For some projects, leveraging advancements in construction technology may be the answer. While modular construction is not a new concept, it is gaining more interest. Modular has the potential to accelerate project timelines by 20-50% and reduce construction costs by more than 20%. But with a track record of mixed-results, many are still skeptical. Projects with labor intensive activities and high levels of repeatability are a couple examples where modular can drive down costs. Modular’s value boils down to the specific project, the partners involved and their understanding of its application.
Some developers are restricting their focus to only the markets they live in, have the relationships in, and have had experience developing in. The locality of their business may be able to give them the political sway to get projects approved that other developers couldn’t. With continued anti-growth sentiment and the increasing power of hyper local lobbying groups, this hyper local development strategy may be necessary to getting projects approved.

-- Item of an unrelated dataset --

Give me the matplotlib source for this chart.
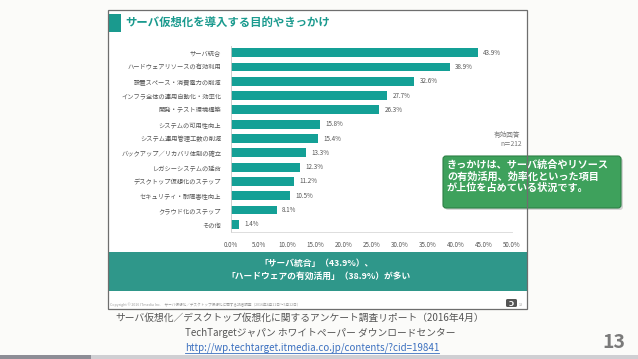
import matplotlib.pyplot as plt
import numpy as np
from matplotlib.patches import Rectangle, FancyBboxPatch

plt.rcParams['font.family'] = ['Noto Sans CJK JP', 'DejaVu Sans']

# survey data
categories = ['サーバ統合', 'ハードウェアリソースの有効利用', '設置スペース・消費電力の削減',
              'インフラ全体の運用自動化・効率化', '開発・テスト環境構築', 'システムの可用性向上',
              'システム運用管理工数の削減', 'バックアップ／リカバリ体制の確立', 'レガシーシステムの延命',
              'デスクトップ仮想化のステップ', 'セキュリティ・耐障害性向上', 'クラウド化のステップ', 'その他']
values = [43.9, 38.9, 32.6, 27.7, 26.3, 15.8, 15.4, 13.3, 12.3, 11.2, 10.5, 8.1, 1.4]
xticks = [0, 5, 10, 15, 20, 25, 30, 35, 40, 45, 50]

title = 'サーバ仮想化を導入する目的やきっかけ'
banner = ['「サーバ統合」（43.9%）、', '「ハードウェアの有効活用」（38.9%）が多い']
callout = ['きっかけは、サーバ統合やリソース', 'の有効活用、効率化といった項目', 'が上位を占めている状況です。']
caption = ['サーバ仮想化／デスクトップ仮想化に関するアンケート調査リポート（2016年4月）',
           'TechTargetジャパン ホワイトペーパー ダウンロードセンター']
link = 'http://wp.techtarget.itmedia.co.jp/contents/?cid=19841'

W, H = 638, 359
fig = plt.figure(figsize=(W / 100, H / 100), dpi=100)
fig.patch.set_facecolor('#fbfbf9')

# background layer in pixel coordinates
bg = fig.add_axes([0, 0, 1, 1], zorder=0)
bg.set_xlim(0, W)
bg.set_ylim(H, 0)
bg.axis('off')

# slide frame
bg.add_patch(Rectangle((108, 10), 419, 299, facecolor='white', edgecolor='none', zorder=1))
bg.add_patch(Rectangle((108, 14), 13, 18, facecolor='#1a9a8e', edgecolor='none', zorder=2))
bg.text(125, 22, title, color='#1a9a8e', fontsize=8.2, fontweight='bold', va='center', ha='left', zorder=2)

# banner
bg.add_patch(Rectangle((108, 252), 419, 39, facecolor='#2f978a', edgecolor='none', zorder=2))
bg.text(317, 263, banner[0], color='white', fontsize=6.3, fontweight='bold', ha='center', va='center', zorder=3)
bg.text(319, 276, banner[1], color='white', fontsize=6.3, fontweight='bold', ha='center', va='center', zorder=3)

# footer
bg.text(110, 305, 'Copyright © 2016 ITmedia Inc.     サーバ仮想化／デスクトップ仮想化に関する読者調査（2016年4月11日～5月12日）',
        color='#9a9a9a', fontsize=2.6, ha='left', va='center', zorder=3)
bg.add_patch(FancyBboxPatch((506, 299), 11, 8, boxstyle='round,pad=0,rounding_size=1.5',
                            facecolor='#555555', edgecolor='none', zorder=3))
bg.text(511.5, 303, 'Ɔ', color='white', fontsize=5, fontweight='bold', ha='center', va='center', zorder=4)
bg.text(519, 305, '13', color='#999999', fontsize=2.6, ha='left', va='center', zorder=3)

# sample size note
bg.text(507, 135, '有効回答', color='#777777', fontsize=4.8, ha='center', va='center', zorder=3)
bg.text(511, 144, 'n＝212', color='#777777', fontsize=4.8, ha='center', va='center', zorder=3)

# callout box
bg.add_patch(FancyBboxPatch((445, 158), 178, 52, boxstyle='round,pad=0,rounding_size=3',
                            facecolor='#bdbdbd', edgecolor='none', zorder=3, alpha=0.6))
bg.add_patch(FancyBboxPatch((443, 156), 178, 52, boxstyle='round,pad=0,rounding_size=3',
                            facecolor='#3ea15c', edgecolor='#2d7f45', linewidth=0.8, zorder=4))
for i, line in enumerate(callout):
    bg.text(447, 165 + i * 11.5, line, color='white', fontsize=7.3, fontweight='bold',
            ha='left', va='center', zorder=5)

# frame border on top
bg.add_patch(Rectangle((108, 10), 419, 299, facecolor='none', edgecolor='#6e6e6e', linewidth=0.9, zorder=6))

# caption under the slide
bg.text(115, 318, caption[0], color='#555555', fontsize=7, ha='left', va='center', zorder=3)
bg.text(185, 333, caption[1], color='#555555', fontsize=7, ha='left', va='center', zorder=3)
lt = bg.text(185, 348, link, color='#3a6fbf', fontsize=7, ha='left', va='center', zorder=3)
bg.text(614, 342, '13', color='#7a7a7a', fontsize=14, fontweight='bold', ha='center', va='center', zorder=3)

# bottom strip
bg.add_patch(Rectangle((0, 355), W, 4, facecolor='#cfcfd3', edgecolor='none', zorder=2))
bg.add_patch(Rectangle((0, 355), 91, 4, facecolor='#8d8d96', edgecolor='none', zorder=3))

# underline for link
fig.canvas.draw()
bb = lt.get_window_extent()
inv = bg.transData.inverted()
(x0, y0), (x1, y1) = inv.transform([(bb.x0, bb.y0), (bb.x1, bb.y0)])
bg.plot([x0, x1], [y0 - 0.5, y0 - 0.5], color='#3a6fbf', linewidth=0.6, zorder=3)

# bar chart
ax = fig.add_axes([231 / W, 1 - 231.5 / H, 281 / W, 186 / H], zorder=1)
ax.patch.set_alpha(0)
y = np.arange(len(categories))
ax.barh(y, values, height=0.62, color='#14a096')
ax.set_ylim(len(categories) - 0.5, -0.5)
ax.set_xlim(0, 50)
ax.set_yticks(y)
ax.set_yticklabels(categories, fontsize=4.5, color='#555555')
ax.set_xticks(xticks)
ax.set_xticklabels(['%.1f%%' % t for t in xticks], fontsize=4.5, color='#555555')
ax.tick_params(axis='both', length=0)
ax.tick_params(axis='y', pad=7)
ax.tick_params(axis='x', pad=7)
for s in ['top', 'right']:
    ax.spines[s].set_visible(False)
ax.spines['left'].set_color('#c8c8c8')
ax.spines['bottom'].set_color('#d8d8d8')
ax.spines['left'].set_linewidth(0.6)
ax.spines['bottom'].set_linewidth(0.6)
for i, v in enumerate(values):
    ax.text(v + 1.0, i, '%.1f%%' % v, fontsize=4.5, color='#555555', va='center', ha='left')

fig.savefig('out.png', dpi=100, facecolor=fig.get_facecolor())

Another area developers may look towards are government sponsored redevelopment areas, P3’s, and affordable housing as risk hedges to a potential downturn. While these types of deals come with their own unique set of challenges, the belief is that these types of projects would be most recession resistant due to the likelihood of continued investment, intrinsic incentives to see their targeted areas continue to develop, and the ability of the government to waive potential hardships to get projects to work.
Others in the market have been looking towards developing different or smaller versions of their traditional product type. In particular, the downsizing and economization of building forms has been a huge boost in the ability to get projects to pencil this cycle. In many situations, the delta between the increased return per square foot and the increase cost to build per square foot is positive. Micro-units, co-working spaces, food halls, and boutique hotels are all great examples of this phenomenon. Financing is still a challenge though, as many lenders scoff at the ideas of these product, but as it starts to prove out, financing may become easier to obtain.
For the more surgical and precise mindset, opportunity can be found in various code exploits or being the first to respond to regulatory changes in a market. This involves detailed analysis and study of codes and a perverse desire to participate in local government planning meetings, but opportunity is still out there. A few examples, Aurora’s recent change in zoning recently now allows for multifamily development in almost every district that was previously zoned commercial only, there are a few sections of Lakewood that are fully exempted from their one percent growth ordinance, or that the small-lot parking exemption in Denver still provides real value and may have a loophole to fully reduce parking for any height development.
The opportunities are still there for those with a creative mindset, and/or have the investor capacity to execute on these novel strategies. However, any change needs to be tailor made for your business, personality, and investors as getting too far outside of your comfort zone can lead to costly mistakes.